Why pay good money for bad data?
Of course no one would do that on purpose, but I as a consultant over many years I’ve often seen it. A vendor fulfills a contract to the letter, which unfortunately allows them to deliver required reports in various, sometimes changing, formats with suspect data quality. The customer company absorbs these costs, leaning on the data analyst to update PowerPoint decks on schedule before the next monthly management meeting in spite of the extra programming work.
These contracts have been for various goods and services, but almost every business contract today is also a contract for data. If a regional gas company hires a vendor to inspect residential lines, then I suspect it wants reports showing inspections conducted and results; a healthcare firm that sends nurses on house calls needs data detailing call schedules and results; and so on.
Companies that supply goods or provide services often don’t feature data management as a core competency, and the quality of their reporting often doesn’t match the quality of their goods or services. Someone in the customer organization has to code around every addition or omission of an expected Excel column, every “N/A” in a numeric field, and every unexpected change from imperial to metric units.
The solution is for data standards to be “baked in” to contracts for goods and services, so I searched for references about the intersection between procurement and data governance. A few interesting links came up. There’s this two part series (part 2) from Michael Bulman that provides a comprehensive view, and this one from Malcolm Chisholm that focuses on data purchases, and this one from Lance Mercereau focusing on data protection and governance.
As good as they are, the strategic tilt of these articles doesn’t help, in the near term, the data analyst who receives the third new Excel format this year from the gas inspection vendor, or the .csv file from the house call vendor that’s missing two required columns.
Here are my thoughts on steps companies can take to ensure timely, consistent data delivery from vendors:
- Understand your data needs: Identify what you need to know in order to manage the vendor’s goods or services, and to integrate with other business processes in your company. It’s best to think in terms of raw data about each individual widget or service item. Your department’s reporting might only use summary gas line inspection results, but the maintenance department might need full content of the inspection form in order to set up a service call. You might make images or data transcriptions of inspection forms part of your RFP’s requirements for inspection services.

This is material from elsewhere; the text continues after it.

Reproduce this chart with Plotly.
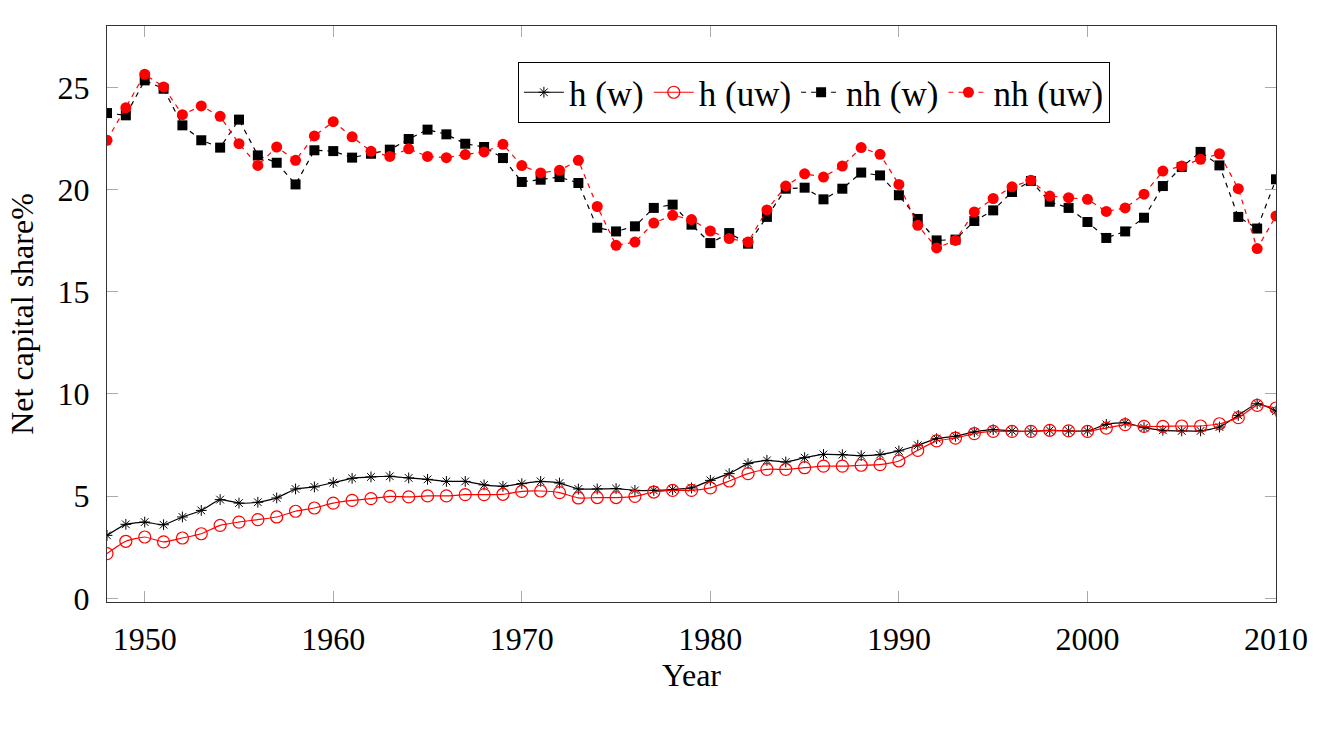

- Define your data standards: In addition to defining what data you need, define how you want it delivered, how frequently, and how good it has to be. What’s your desired format, Excel, CSV, pipe delimited, fixed format, or something else? How should transmissions be named and delivered? What columns/fields, and what is the data type for each field? What are the expected values in each field and what’s your tolerance for data outside the expected values?
- Negotiate data incentives into the contract: Bad data costs you good money. After defining what you need and how you want it, work to structure the contract so that the vendor pays for bad data. Large organizations may have the luxury of imposing costs for non-compliance with data requirements. Those with less influence may have to offer bonuses for good data. Consider the labor costs of errors, the opportunity costs of foregone analytics, and the costs of straightening out a persistent data quality error. Add those factors to your negotiation, with the goal of achieving a deal that ensures data compliance.
- Partner with your vendor to maintain data quality: Some vendors will have trouble meeting quality standards. Define a channel for communications between your data analyst and vendor data prep staff. As the relationship proceeds, keep the lines open and resolve problems as they arise. For example, if the vendor sends over a spreadsheet missing a column, get in touch with them quickly so they have a chance to resubmit.
While no solution to overall data governance challenges, these tactical steps can help an organization improve quality and timeliness of vendor reporting, and free up data analysts for analytics instead of the high pressure drudgery of changing ETL streams.